Katy Perry 'Witchcraft,' Kendrick Lamar Sampling Spark New Copyright Lawsuits
A Christian hip-hop artist targets Perry over "Dark Horse" while the owner of a song by The Alan Parsons Project goes to court against Lamar.
Katy Perry and Kendrick Lamar are both facing new lawsuits claiming they've misappropriated songs in hit releases.
The copyright action targeting Perry in Michigan federal court is the one that's most entertaining. It comes from Christian rapper Flame (born Marcus Grey) and his producers, who say they authored a 2008 gospel hip-hop song entitled "Joyful Noise." That song appeared on an album that was nominated for a Grammy for best rock or rap gospel album.
According to the complaint, the song was used without permission in the creation of Perry's "Dark Horse," the first single from her 2013 album, Prism. The plaintiffs don't go into much detail about how it was used, but the defendants — which include producer Dr. Luke and Capitol Records — are alleged to have damaged the plaintiffs in the creation and performance of a chart-topping song.

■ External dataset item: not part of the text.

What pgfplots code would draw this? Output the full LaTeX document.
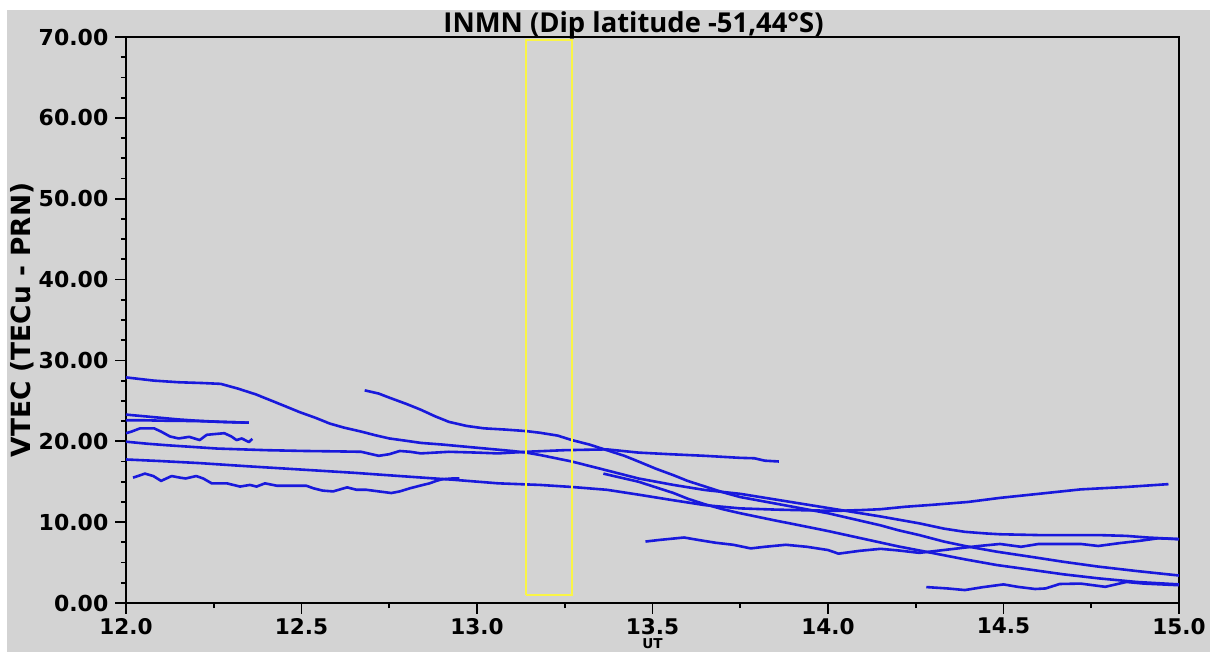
\documentclass[border=0pt]{standalone}
\usepackage{pgfplots}
\pgfplotsset{compat=1.18}
\usepackage{fontspec}
\setmainfont{DejaVu Sans}
\newfontfamily\titlefont{Open Sans}
\definecolor{bggray}{RGB}{211,211,211}
\definecolor{tecblue}{RGB}{25,25,220}
\definecolor{boxyellow}{RGB}{250,245,70}
\pgfplotsset{tec/.style={tecblue, solid, line width=1.3pt, line join=round, mark=none}}
\begin{document}
\begin{tikzpicture}
\path[use as bounding box] (-63pt,-24.5pt) rectangle (542pt,301.5pt);
\fill[bggray] (-59.5pt,-24.5pt) rectangle (542pt,296.5pt);
\begin{axis}[
  at={(0pt,0pt)}, anchor=south west,
  scale only axis, width=526.5pt, height=283pt,
  xmin=12, xmax=15, ymin=0, ymax=70,
  xtick={12,12.5,13,13.5,14,14.5,15},
  ytick={0,10,20,30,40,50,60,70},
  minor x tick num=1, minor y tick num=3,
  xtick pos=left, ytick pos=left,
  tick align=outside,
  major tick length=5.3pt, minor tick length=2.6pt,
  every tick/.style={black, line width=0.9pt},
  axis line style={black, line width=1pt},
  /pgf/number format/assume math mode=true,
  xticklabel style={font=\bfseries\fontsize{10.8}{12}\selectfont, inner sep=0.5pt, yshift=-1.5pt, /pgf/number format/.cd, fixed, fixed zerofill, precision=1},
  yticklabel style={font=\bfseries\fontsize{11}{12}\selectfont, /pgf/number format/.cd, fixed, fixed zerofill, precision=2},
  xlabel={UT},
  xlabel style={font=\bfseries\fontsize{6.8}{8}\selectfont, at={(axis description cs:0.5,0)}, anchor=base, yshift=-23pt, inner sep=0.5pt},
  ylabel={VTEC (TECu - PRN)},
  ylabel style={font=\bfseries\fontsize{13.2}{15}\selectfont, at={(axis description cs:0,0.5)}, anchor=center, yshift=52pt},
  title={INMN (Dip latitude -51,44°S)},
  title style={font=\titlefont\bfseries\fontsize{13.7}{15}\selectfont, at={(axis description cs:0.482,1)}, anchor=base, yshift=-4pt},
  clip=true,
]
% Curve A
\addplot[tec] coordinates {(12.0,27.9) (12.08,27.5) (12.15,27.3) (12.22,27.2) (12.27,27.1) (12.32,26.5) (12.37,25.8) (12.41,25.1) (12.45,24.4) (12.495,23.6) (12.54,22.9) (12.58,22.2) (12.62,21.7) (12.67,21.2) (12.71,20.75) (12.75,20.35) (12.8,20.05) (12.84,19.8) (12.9,19.6) (12.95,19.4) (13.0,19.2) (13.05,19.0) (13.1,18.8) (13.14,18.6) (13.18,18.3) (13.27,17.5) (13.37,16.4) (13.46,15.4) (13.56,14.6) (13.65,13.97) (13.75,13.5) (13.85,12.8) (13.95,12.1) (14.05,11.4) (14.15,10.7) (14.26,9.85) (14.33,9.2) (14.39,8.8) (14.45,8.6) (14.49,8.5) (14.6,8.4) (14.77,8.4) (14.85,8.3) (14.91,8.1) (15.0,7.9)};
% Curve B
\addplot[tec] coordinates {(12.68,26.3) (12.72,25.9) (12.75,25.4) (12.8,24.6) (12.84,23.9) (12.88,23.1) (12.92,22.4) (12.97,21.9) (13.02,21.6) (13.08,21.45) (13.14,21.26) (13.18,21.05) (13.23,20.7) (13.27,20.15) (13.32,19.6) (13.37,18.9) (13.42,18.2) (13.46,17.5) (13.51,16.6) (13.56,15.8) (13.6,15.1) (13.65,14.4) (13.7,13.7) (13.75,13.1) (13.8,12.7) (13.85,12.3) (13.9,11.9) (13.95,11.5) (14.0,11.1) (14.05,10.6) (14.1,10.1) (14.15,9.6) (14.2,9.0) (14.26,8.4) (14.33,7.6) (14.39,7.05) (14.48,6.35) (14.58,5.7) (14.67,5.1) (14.77,4.5) (14.88,3.95) (15.0,3.4)};
% Curve D
\addplot[tec] coordinates {(12.0,19.95) (12.06,19.7) (12.12,19.5) (12.19,19.3) (12.26,19.1) (12.33,19.0) (12.40,18.9) (12.51,18.8) (12.6,18.75) (12.67,18.7) (12.69,18.5) (12.72,18.2) (12.75,18.4) (12.78,18.8) (12.81,18.7) (12.84,18.5) (12.92,18.7) (13.0,18.6) (13.06,18.5) (13.14,18.7) (13.25,18.9) (13.37,19.0) (13.46,18.6) (13.55,18.4) (13.65,18.2) (13.75,17.95) (13.79,17.9) (13.82,17.6) (13.86,17.5)};
% Curve E
\addplot[tec] coordinates {(12.0,17.75) (12.1,17.55) (12.21,17.3) (12.35,16.9) (12.5,16.5) (12.65,16.1) (12.78,15.7) (12.93,15.25) (13.06,14.8) (13.18,14.6) (13.27,14.35) (13.37,14.0) (13.46,13.4) (13.56,12.7) (13.65,12.1) (13.75,11.7) (13.85,11.55) (13.95,11.45) (14.03,11.4) (14.1,11.5) (14.15,11.6) (14.22,11.9) (14.3,12.15) (14.4,12.5) (14.49,13.0) (14.6,13.5) (14.72,14.05) (14.85,14.35) (14.97,14.7)};
% Curve G
\addplot[tec] coordinates {(13.36,16.0) (13.41,15.5) (13.46,15.0) (13.51,14.3) (13.56,13.6) (13.6,12.9) (13.65,12.2) (13.7,11.6) (13.75,11.1) (13.8,10.65) (13.85,10.2) (13.92,9.6) (14.0,8.9) (14.1,7.95) (14.2,7.0) (14.26,6.5) (14.39,5.4) (14.48,4.7) (14.58,4.1) (14.67,3.55) (14.77,3.05) (14.88,2.6) (15.0,2.3)};
% Short S1, S2
\addplot[tec] coordinates {(12.0,23.3) (12.05,23.1) (12.1,22.9) (12.15,22.7) (12.2,22.55) (12.27,22.4) (12.35,22.3)};
\addplot[tec] coordinates {(12.0,22.6) (12.05,22.6) (12.1,22.55) (12.2,22.5) (12.27,22.4) (12.35,22.3)};
% Wiggly S3
\addplot[tec] coordinates {(12.0,21.0) (12.016,21.2) (12.04,21.6) (12.08,21.6) (12.1,21.2) (12.125,20.6) (12.15,20.35) (12.18,20.55) (12.21,20.15) (12.23,20.8) (12.28,21.0) (12.30,20.6) (12.315,20.15) (12.33,20.35) (12.35,19.9) (12.36,20.3)};
% Wiggly S4
\addplot[tec] coordinates {(12.02,15.5) (12.054,16.0) (12.078,15.7) (12.10,15.1) (12.13,15.7) (12.154,15.5) (12.17,15.4) (12.20,15.7) (12.22,15.4) (12.244,14.8) (12.287,14.8) (12.325,14.4) (12.353,14.6) (12.372,14.4) (12.396,14.8) (12.43,14.5) (12.476,14.5) (12.514,14.5) (12.533,14.2) (12.56,13.9) (12.59,13.8) (12.63,14.3) (12.657,14.0) (12.685,14.0) (12.72,13.8) (12.756,13.6) (12.78,13.8) (12.81,14.2) (12.837,14.5) (12.865,14.8) (12.884,15.1) (12.90,15.3) (12.93,15.4) (12.95,15.4)};
% Wiggly H
\addplot[tec] coordinates {(13.48,7.6) (13.52,7.8) (13.59,8.1) (13.63,7.8) (13.68,7.45) (13.73,7.2) (13.78,6.75) (13.82,6.95) (13.88,7.2) (13.94,6.95) (14.0,6.55) (14.03,6.1) (14.09,6.45) (14.15,6.7) (14.2,6.5) (14.26,6.2) (14.32,6.5) (14.37,6.75) (14.43,7.05) (14.49,7.3) (14.55,6.95) (14.6,7.3) (14.72,7.3) (14.77,7.05) (14.83,7.4) (14.89,7.7) (14.94,8.0) (15.0,7.9)};
% Low wiggly L
\addplot[tec] coordinates {(14.28,1.97) (14.34,1.8) (14.39,1.6) (14.44,1.95) (14.5,2.3) (14.54,2.0) (14.59,1.73) (14.62,1.8) (14.66,2.35) (14.72,2.4) (14.79,2.0) (14.85,2.6) (14.9,2.4) (15.0,2.2)};
% Yellow box
\addplot[boxyellow, line width=1pt, line join=miter, mark=none] coordinates {(13.14,1) (13.27,1) (13.27,69.6) (13.14,69.6) (13.14,1)};
\end{axis}
\end{tikzpicture}
\end{document}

"By any measure, the devoutly religious message of 'Joyful Noise' has been irreparably tarnished by its association with the witchcraft, paganism, black magic, and Illuminati imagery evoked by the same music in 'Dark Horse,' " states the lawsuit filed on Tuesday. "Indeed, the music video of 'Dark Horse' generated widespread accusations of blasphemy and an online petition signed by more than 60,000 demanding removal of an offensive religious image from the video."
Meanwhile, over in California federal court, acclaimed rapper Kendrick Lamar is being accused of improper sampling on "Keisha’s Song (Her Pain)."
The plaintiff in the case is Woolfsongs Limited, a U.K. company that manages the works of Eric Woolfson and his platinum-selling music group, The Alan Parsons Project. Woolfsongs asserts that "Keisha’s Song" incorporates the group's song "Old and Wise" without consent.
The complaint says that resolution of the matter was attempted with Lamar's reps in April 2014, but no settlement resulted and the defendants became unresponsive.
Both lawsuits demand injunctions. The Perry lawsuit seeks profits and statutory damages while the Lamar lawsuit aims for an award of compensatory damages.